Separately, a Sikh activist in the US claimed that he and two others involved in political organizing in California received calls and visits from the FBI after Nijjar was killed to warn them of threats to their lives.
“I was visited by two FBI special agents in late June who told me that they had received information that there was a threat against my life,” Pritpal Singh, coordinator for the American Sikh Caucus Committee told The Intercept. “They did not tell us specifically where the threat was coming from, but they said that I should be careful.”
The disclosure of US role in priming Ottawa in what are even now described by Canada’s Prime Minister
Justin Trudeau as “credible allegations” — without providing evidence — to New Delhi comes amid growing Khalistani activism in both countries, including attacks on the Indian consulate in San Francisco and public threats to lives of Indian diplomats, neither of which seem to bother the two allies.

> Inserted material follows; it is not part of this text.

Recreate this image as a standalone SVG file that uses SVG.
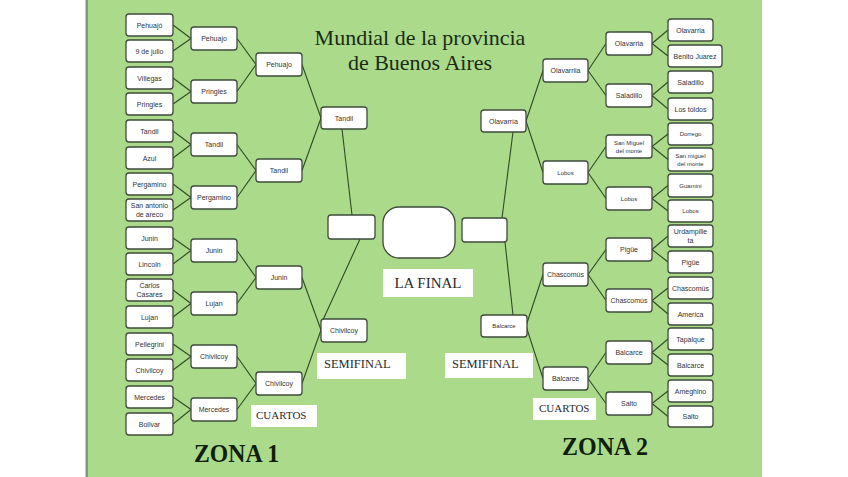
<svg xmlns="http://www.w3.org/2000/svg" width="848" height="477" viewBox="0 0 848 477">
<style>
.b{fill:#fff;stroke:#3f4b3c;stroke-width:1.3}
.t{font-family:"Liberation Sans",Arial,sans-serif;font-size:7px;fill:#333;text-anchor:middle}
.s{font-size:6px}
.c line{stroke:#2f4a24;stroke-width:1.1}
.lb{fill:#fff}
.sf{font-family:"Liberation Serif","Times New Roman",serif;fill:#2a2a2a}
.z{font-family:"Liberation Serif","Times New Roman",serif;font-weight:bold;fill:#0f1f0a}
</style>
<rect x="0" y="0" width="848" height="477" fill="#fff"/>
<rect x="86" y="0" width="676" height="477" fill="#abda8b"/>
<rect x="85.5" y="0" width="2.5" height="477" fill="#7d9a84"/>

<g id="title" class="sf" font-size="22" text-anchor="middle" fill="#1a2a14">
<text x="420" y="45" style="fill:#1a2a14">Mundial de la provincia</text>
<text x="420" y="70" style="fill:#1a2a14">de Buenos Aires</text>
</g>

<g id="connectors" class="c">
<line x1="173" y1="25" x2="191" y2="38.5"/><line x1="173" y1="51" x2="191" y2="38.5"/>
<line x1="173" y1="78" x2="191" y2="91.5"/><line x1="173" y1="104" x2="191" y2="91.5"/>
<line x1="173" y1="131" x2="191" y2="144.5"/><line x1="173" y1="158" x2="191" y2="144.5"/>
<line x1="173" y1="184" x2="191" y2="197.5"/><line x1="173" y1="210" x2="191" y2="197.5"/>
<line x1="173" y1="238" x2="191" y2="250.5"/><line x1="173" y1="264" x2="191" y2="250.5"/>
<line x1="173" y1="290" x2="191" y2="303.5"/><line x1="173" y1="317" x2="191" y2="303.5"/>
<line x1="173" y1="344" x2="191" y2="356.5"/><line x1="173" y1="370" x2="191" y2="356.5"/>
<line x1="173" y1="397" x2="191" y2="409.5"/><line x1="173" y1="424" x2="191" y2="409.5"/>
<line x1="237" y1="38.5" x2="256" y2="64.5"/><line x1="237" y1="91.5" x2="256" y2="64.5"/>
<line x1="237" y1="144.5" x2="256" y2="170.5"/><line x1="237" y1="197.5" x2="256" y2="170.5"/>
<line x1="237" y1="250.5" x2="256" y2="277.5"/><line x1="237" y1="303.5" x2="256" y2="277.5"/>
<line x1="237" y1="356.5" x2="256" y2="383.5"/><line x1="237" y1="409.5" x2="256" y2="383.5"/>
<line x1="302" y1="64.5" x2="321" y2="118"/><line x1="302" y1="170.5" x2="321" y2="118"/>
<line x1="302" y1="277.5" x2="321" y2="330"/><line x1="302" y1="383.5" x2="321" y2="330"/>
<line x1="342" y1="129" x2="352" y2="215"/><line x1="322" y1="322" x2="360" y2="239"/>
<line x1="652" y1="43.5" x2="668" y2="30"/><line x1="652" y1="43.5" x2="668" y2="56"/>
<line x1="652" y1="95.5" x2="668" y2="82"/><line x1="652" y1="95.5" x2="668" y2="109"/>
<line x1="652" y1="146.5" x2="668" y2="134"/><line x1="652" y1="146.5" x2="668" y2="159.5"/>
<line x1="652" y1="198.5" x2="668" y2="185.5"/><line x1="652" y1="198.5" x2="668" y2="211"/>
<line x1="652" y1="249.5" x2="668" y2="236"/><line x1="652" y1="249.5" x2="668" y2="262"/>
<line x1="652" y1="300.5" x2="668" y2="288"/><line x1="652" y1="300.5" x2="668" y2="314"/>
<line x1="652" y1="352.5" x2="668" y2="339"/><line x1="652" y1="352.5" x2="668" y2="365"/>
<line x1="652" y1="403.5" x2="668" y2="391"/><line x1="652" y1="403.5" x2="668" y2="416.5"/>
<line x1="588" y1="70.5" x2="606" y2="43.5"/><line x1="588" y1="70.5" x2="606" y2="95.5"/>
<line x1="588" y1="172.5" x2="606" y2="146.5"/><line x1="588" y1="172.5" x2="606" y2="198.5"/>
<line x1="588" y1="274.5" x2="606" y2="249.5"/><line x1="588" y1="274.5" x2="606" y2="300.5"/>
<line x1="588" y1="378.5" x2="606" y2="352.5"/><line x1="588" y1="378.5" x2="606" y2="403.5"/>
<line x1="526" y1="121" x2="543" y2="70.5"/><line x1="526" y1="121" x2="543" y2="172.5"/>
<line x1="526" y1="326" x2="543" y2="274.5"/><line x1="526" y1="326" x2="543" y2="378.5"/>
<line x1="513" y1="132" x2="502" y2="218"/><line x1="505" y1="242" x2="513" y2="315"/>
</g>

<!-- Zona 1 leaves -->
<g id="l1"><rect class="b" x="126" y="14" width="47" height="22" rx="3"/><text class="t" x="149.5" y="27.5">Pehuajó</text></g>
<g id="l2"><rect class="b" x="126" y="40" width="47" height="22" rx="3"/><text class="t" x="149.5" y="53.5">9 de julio</text></g>
<g id="l3"><rect class="b" x="126" y="67" width="47" height="22" rx="3"/><text class="t" x="149.5" y="80.5">Villegas</text></g>
<g id="l4"><rect class="b" x="126" y="93" width="47" height="22" rx="3"/><text class="t" x="149.5" y="106.5">Pringles</text></g>
<g id="l5"><rect class="b" x="126" y="120" width="47" height="22" rx="3"/><text class="t" x="149.5" y="133.5">Tandil</text></g>
<g id="l6"><rect class="b" x="126" y="147" width="47" height="22" rx="3"/><text class="t" x="149.5" y="160.5">Azul</text></g>
<g id="l7"><rect class="b" x="126" y="173" width="47" height="22" rx="3"/><text class="t" x="149.5" y="186.5">Pergamino</text></g>
<g id="l8"><rect class="b" x="126" y="199" width="47" height="22" rx="3"/><text class="t" x="149.5" y="208">San antonio</text><text class="t" x="149.5" y="217">de areco</text></g>
<g id="l9"><rect class="b" x="126" y="227" width="47" height="22" rx="3"/><text class="t" x="149.5" y="240.5">Junin</text></g>
<g id="l10"><rect class="b" x="126" y="253" width="47" height="22" rx="3"/><text class="t" x="149.5" y="266.5">Lincoln</text></g>
<g id="l11"><rect class="b" x="126" y="279" width="47" height="22" rx="3"/><text class="t" x="149.5" y="288">Carlos</text><text class="t" x="149.5" y="297">Casares</text></g>
<g id="l12"><rect class="b" x="126" y="306" width="47" height="22" rx="3"/><text class="t" x="149.5" y="319.5">Lujan</text></g>
<g id="l13"><rect class="b" x="126" y="333" width="47" height="22" rx="3"/><text class="t" x="149.5" y="346.5">Pellegrini</text></g>
<g id="l14"><rect class="b" x="126" y="359" width="47" height="22" rx="3"/><text class="t" x="149.5" y="372.5">Chivilcoy</text></g>
<g id="l15"><rect class="b" x="126" y="386" width="47" height="22" rx="3"/><text class="t" x="149.5" y="399.5">Mercedes</text></g>
<g id="l16"><rect class="b" x="126" y="413" width="47" height="22" rx="3"/><text class="t" x="149.5" y="426.5">Bolivar</text></g>
<!-- Zona 1 round 2 -->
<g id="la1"><rect class="b" x="191" y="27" width="46" height="23" rx="3"/><text class="t" x="214" y="41">Pehuajo</text></g>
<g id="la2"><rect class="b" x="191" y="80" width="46" height="23" rx="3"/><text class="t" x="214" y="94">Pringles</text></g>
<g id="la3"><rect class="b" x="191" y="133" width="46" height="23" rx="3"/><text class="t" x="214" y="147">Tandil</text></g>
<g id="la4"><rect class="b" x="191" y="186" width="46" height="23" rx="3"/><text class="t" x="214" y="200">Pergamino</text></g>
<g id="la5"><rect class="b" x="191" y="239" width="46" height="23" rx="3"/><text class="t" x="214" y="253">Junin</text></g>
<g id="la6"><rect class="b" x="191" y="292" width="46" height="23" rx="3"/><text class="t" x="214" y="306">Lujan</text></g>
<g id="la7"><rect class="b" x="191" y="345" width="46" height="23" rx="3"/><text class="t" x="214" y="359">Chivilcoy</text></g>
<g id="la8"><rect class="b" x="191" y="398" width="46" height="23" rx="3"/><text class="t" x="214" y="412">Mercedes</text></g>
<!-- Zona 1 round 3 -->
<g id="lb1"><rect class="b" x="256" y="53" width="46" height="23" rx="3"/><text class="t" x="279" y="67">Pehuajo</text></g>
<g id="lb2"><rect class="b" x="256" y="159" width="46" height="23" rx="3"/><text class="t" x="279" y="173">Tandil</text></g>
<g id="lb3"><rect class="b" x="256" y="266" width="46" height="23" rx="3"/><text class="t" x="279" y="280">Junin</text></g>
<g id="lb4"><rect class="b" x="256" y="372" width="46" height="23" rx="3"/><text class="t" x="279" y="386">Chivilcoy</text></g>
<!-- Zona 1 round 4 -->
<g id="lc1"><rect class="b" x="321" y="107" width="46" height="22" rx="3"/><text class="t" x="344" y="120.5">Tandil</text></g>
<g id="lc2"><rect class="b" x="321" y="319" width="46" height="23" rx="3"/><text class="t" x="344" y="333">Chivilcoy</text></g>

<!-- Finals -->
<g id="semi1"><rect class="b" x="328" y="215" width="47" height="24" rx="3"/></g>
<g id="final"><rect class="b" x="383" y="207" width="72" height="51" rx="16"/></g>
<g id="semi2"><rect class="b" x="462" y="218" width="45" height="24" rx="3"/></g>

<!-- Zona 2 leaves -->
<g id="r1"><rect class="b" x="668" y="19" width="45" height="22" rx="3"/><text class="t" x="690.5" y="32.5">Olavarria</text></g>
<g id="r2"><rect class="b" x="668" y="45" width="54" height="22" rx="3"/><text class="t" x="695" y="58.5">Benito Juarez</text></g>
<g id="r3"><rect class="b" x="668" y="71" width="45" height="22" rx="3"/><text class="t" x="690.5" y="84.5">Saladillo</text></g>
<g id="r4"><rect class="b" x="668" y="98" width="45" height="22" rx="3"/><text class="t" x="690.5" y="111.5">Los toldos</text></g>
<g id="r5"><rect class="b" x="668" y="123" width="45" height="22" rx="3"/><text class="t s" x="690.5" y="136">Dorrego</text></g>
<g id="r6"><rect class="b" x="668" y="148" width="45" height="23" rx="3"/><text class="t s" x="690.5" y="157.5">San miguel</text><text class="t s" x="690.5" y="166">del monte</text></g>
<g id="r7"><rect class="b" x="668" y="174" width="45" height="23" rx="3"/><text class="t s" x="690.5" y="187.5">Guamini</text></g>
<g id="r8"><rect class="b" x="668" y="200" width="45" height="22" rx="3"/><text class="t s" x="690.5" y="213">Lobos</text></g>
<g id="r9"><rect class="b" x="668" y="225" width="45" height="22" rx="3"/><text class="t" x="690.5" y="234">Urdampille</text><text class="t" x="690.5" y="243">ta</text></g>
<g id="r10"><rect class="b" x="668" y="251" width="45" height="22" rx="3"/><text class="t" x="690.5" y="264.5">Pigüe</text></g>
<g id="r11"><rect class="b" x="668" y="277" width="45" height="22" rx="3"/><text class="t" x="690.5" y="290.5">Chascomús</text></g>
<g id="r12"><rect class="b" x="668" y="303" width="45" height="22" rx="3"/><text class="t" x="690.5" y="316.5">America</text></g>
<g id="r13"><rect class="b" x="668" y="328" width="45" height="22" rx="3"/><text class="t" x="690.5" y="341.5">Tapalque</text></g>
<g id="r14"><rect class="b" x="668" y="354" width="45" height="22" rx="3"/><text class="t" x="690.5" y="367.5">Balcarce</text></g>
<g id="r15"><rect class="b" x="668" y="380" width="45" height="22" rx="3"/><text class="t" x="690.5" y="393.5">Ameghino</text></g>
<g id="r16"><rect class="b" x="668" y="406" width="45" height="21" rx="3"/><text class="t" x="690.5" y="419">Salto</text></g>
<!-- Zona 2 round 2 -->
<g id="ra1"><rect class="b" x="606" y="32" width="46" height="23" rx="3"/><text class="t" x="629" y="46">Olavarria</text></g>
<g id="ra2"><rect class="b" x="606" y="84" width="46" height="23" rx="3"/><text class="t" x="629" y="98">Saladillo</text></g>
<g id="ra3"><rect class="b" x="606" y="135" width="46" height="23" rx="3"/><text class="t s" x="629" y="144.5">San Miguel</text><text class="t s" x="629" y="153">del monte</text></g>
<g id="ra4"><rect class="b" x="606" y="187" width="46" height="23" rx="3"/><text class="t s" x="629" y="200.5">Lobos</text></g>
<g id="ra5"><rect class="b" x="606" y="238" width="46" height="23" rx="3"/><text class="t" x="629" y="252">Pigüe</text></g>
<g id="ra6"><rect class="b" x="606" y="289" width="46" height="23" rx="3"/><text class="t" x="629" y="303">Chascomús</text></g>
<g id="ra7"><rect class="b" x="606" y="341" width="46" height="23" rx="3"/><text class="t" x="629" y="355">Balcarce</text></g>
<g id="ra8"><rect class="b" x="606" y="392" width="46" height="23" rx="3"/><text class="t" x="629" y="406">Salto</text></g>
<!-- Zona 2 round 3 -->
<g id="rb1"><rect class="b" x="543" y="59" width="45" height="23" rx="3"/><text class="t" x="565.5" y="73">Olavarriia</text></g>
<g id="rb2"><rect class="b" x="543" y="161" width="45" height="23" rx="3"/><text class="t s" x="565.5" y="174.5">Lobos</text></g>
<g id="rb3"><rect class="b" x="543" y="263" width="45" height="23" rx="3"/><text class="t" x="565.5" y="277">Chascomús</text></g>
<g id="rb4"><rect class="b" x="543" y="367" width="45" height="23" rx="3"/><text class="t" x="565.5" y="381">Balcarce</text></g>
<!-- Zona 2 round 4 -->
<g id="rc1"><rect class="b" x="481" y="110" width="45" height="22" rx="3"/><text class="t" x="503.5" y="123.5">Olavarría</text></g>
<g id="rc2"><rect class="b" x="481" y="315" width="46" height="22" rx="3"/><text class="t s" x="504" y="328">Balcarce</text></g>

<!-- Labels -->
<g id="lafinal"><rect class="lb" x="383" y="269" width="90" height="28"/><text class="sf" x="428" y="288" font-size="15" text-anchor="middle">LA FINAL</text></g>
<g id="semifinal1"><rect class="lb" x="317" y="353" width="89" height="26"/><text class="sf" x="324" y="368" font-size="12.5">SEMIFINAL</text></g>
<g id="semifinal2"><rect class="lb" x="445" y="353" width="88" height="25"/><text class="sf" x="452" y="368" font-size="12.5">SEMIFINAL</text></g>
<g id="cuartos1"><rect class="lb" x="251" y="405" width="66" height="22"/><text class="sf" x="256" y="419" font-size="11">CUARTOS</text></g>
<g id="cuartos2"><rect class="lb" x="533" y="398" width="63" height="22"/><text class="sf" x="539" y="412" font-size="11">CUARTOS</text></g>
<g id="zona1"><text class="z" x="194" y="462" font-size="26" textLength="85" lengthAdjust="spacingAndGlyphs">ZONA 1</text></g>
<g id="zona2"><text class="z" x="562" y="455" font-size="26" textLength="86" lengthAdjust="spacingAndGlyphs">ZONA 2</text></g>
</svg>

Over the weekend, videos emerged of authorities in Canada taking down posters and hoardings outside Vancouver calling for the assassination of Indian diplomats posted in Canada. Even Canadian commentators have called out Trudeau for cosseting Khalistani separatists with an eye on their political support despite their history of violent activity, including intimidating moderate Sikhs.
Despite repeated reminders that he had not presented any evidence to back up his allegation of official Indian involvement, Trudeau, in a meeting with the New York Times publisher and editors following his engagements at UN, maintained that the most fitting resolution to the situation was seeing “a number of people thrown in jail, convicted” and “a series of lessons learned and changes made to the way the Indian government and the intelligence services operate.”
“Every ally I have spoken to, bar none, has been unequivocal that this sort of violation of a country’s sovereignty and of the rule of law is absolutely unacceptable,” the Canadian Prime Minister said, adding, “I think people are quietly waiting to see how things unfold. But standing up for the rule of law isn’t a momentary thing. It’s a process that happens over weeks and months.”
Several commentators have pointed out that Trudeau insinuated himself into the farm agitation in India with an eye on Sikh votes in Canada in what they say constitutes an interference in India’s internal affairs.